The present invention relates to baseball and softball bats. More particularly, the present invention relates to a multi-component bat having shock dissipation characteristics.
Baseball and softball are very popular sports in the United States, Mexico, Cuba, Japan and elsewhere. Due to the competitive nature of these sports, players are constantly seeking ways of improving their performance. An important aspect of baseball and softball is the ability to effectively hit the ball.
Metal, such as aluminum alloy, and composite material bats are allowed in baseball amateur play from Little League to college levels. Such bats are also typically used in slow- and fast-pitch softball. Metal and composite bats are advantageous over wood bats in that they do not break and splinter like wood bats and thus can be repeatedly used with consequent cost savings. Metal and composite bats also have a larger optimal hitting area or power zone than wood bats. Further, the ball comes off a metal or composite bat faster than a wood bat, resulting in longer hits.
However, these bats have certain disadvantages. Bats comprised of metal, composite materials and combinations thereof vibrate upon impact. The shock caused by the bat hitting a ball may send painful vibrations into the hands and arms of the batter if the ball is not hit at the sweet spot of the bat. Various attempts have been made to overcome the vibration problems associated with metal and composite material bats.
Attempts to create multi-component bats, particularly those having vibration dissipating or absorbing characteristics, have often been complicated in nature in assembling and formation.
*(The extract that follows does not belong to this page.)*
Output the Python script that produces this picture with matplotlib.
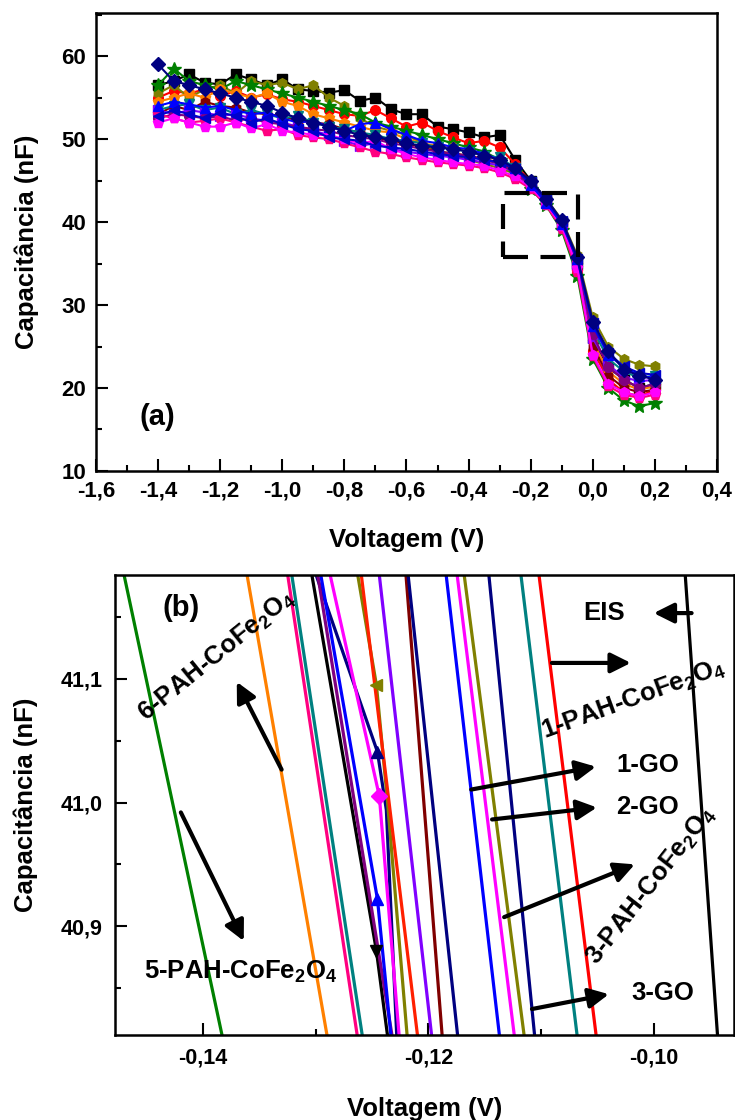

Oftentimes, the interconnection points between the various components of the bat, such as the handle and barrel, are prone to failure as the bat is used repeatedly, causing connecting points and internal devices to break over time. The joint or connection between the handle and the bat barrel is especially prone to failure. Also, many of the designs do not effectively dampen the vibrations caused when the bat hits an object, such as a baseball or softball.
Accordingly, there is a continuing need for a bat which is not complex in design and is not expensive to manufacture and not prone to structural failure. Moreover, a bat is needed which effectively dissipates vibrations and shock caused when hitting an object, such as a baseball or softball. The present invention fulfills these needs, and provides other related advantages.